A university mission week is involves RZIM team and volunteers joining campus ministry leaders and students in a focused week of gospel proclamation. We are on campus from Monday through Friday engaging with students through daily events and conversations. Each day we address some of the biggest questions about Christianity in two lunchtime talks and an evening talk, which means we are able to cover at least 15 topics in a five-day period. Skeptics respond to the call to Christ in these talks, but the events are also a catalyst for conversations that carry on for hours throughout the week, which is exactly what happened with Kim.

During a Wednesday morning prayer meeting, Kim told us her story. She talked about the first UC Berkeley mission in 2017, where she initially encountered our team and recalled taking food without attending the event. She went on to explain her desire to be “spiritual, but not religious.” As she told her story that morning we could see the beautiful way God had been drawing her into relationship for some time. She said that everything Michelle and Caleb discussed with her earlier in the week made sense and that during my talk on Jesus, she knew God was talking to her and she could not deny it anymore. She says she now feels complete and whole, and ended with these words: “I no longer consider myself spiritual, but not religious. I now call myself a Christian.”
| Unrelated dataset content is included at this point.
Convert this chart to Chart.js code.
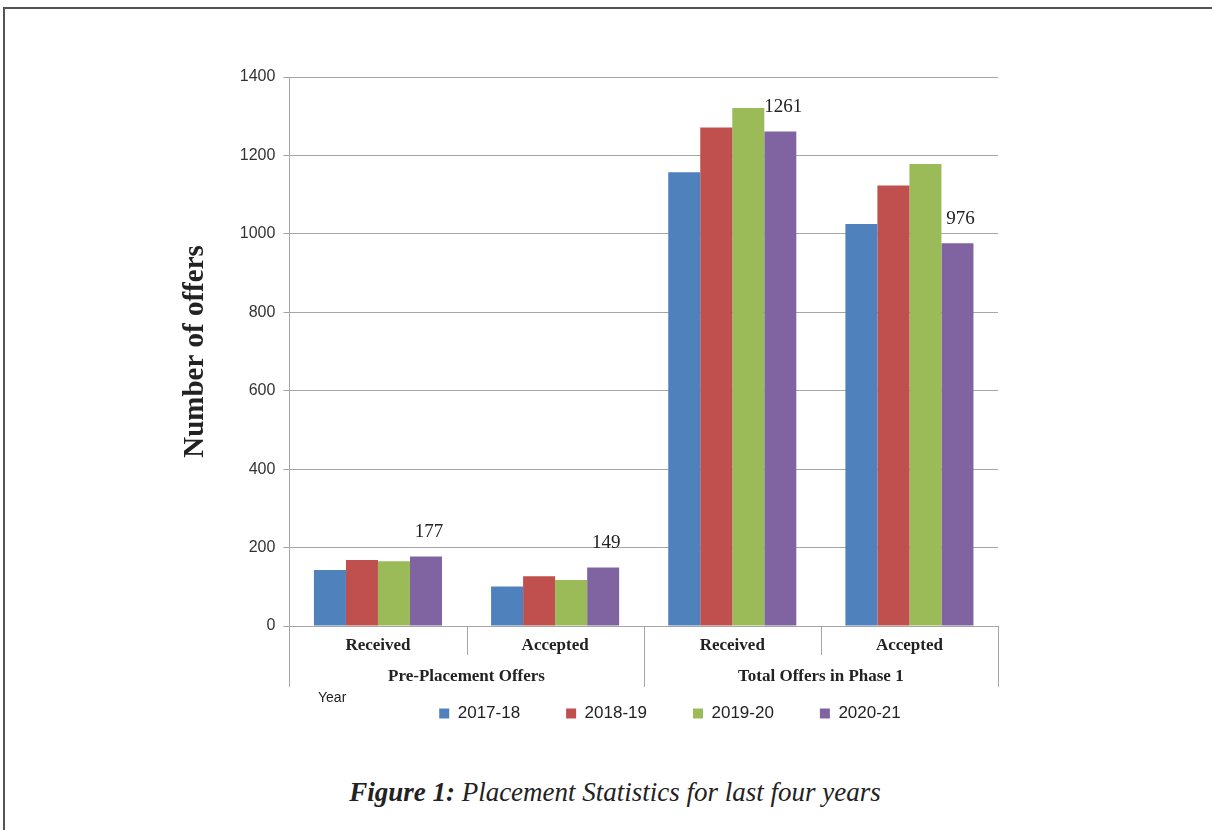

Kim’s story is just one story of many that our team could tell. If space allowed I would also tell about the massive impact that Ravi and Vince had as they spoke at the University of Florida (UF) Open Forum, or the strategic nature of the faculty lunch events where Vince spoke during the UF mission week. There are so many stories that all point to a mighty God who is able to do much more than we could ever ask or imagine.

Sometimes I wonder if I will ever stop being surprised at the remarkable ways God brings people to Himself and the great lengths He goes to reach people. I may grow less surprised as time goes on, but I am sure that I will never lose my wonder in being a spectator and a participant in his spectacular work. As I said at the beginning, there is no group quite like university students. But ultimately, the beauty of these weeks comes from the fact that there is no one quite like our God.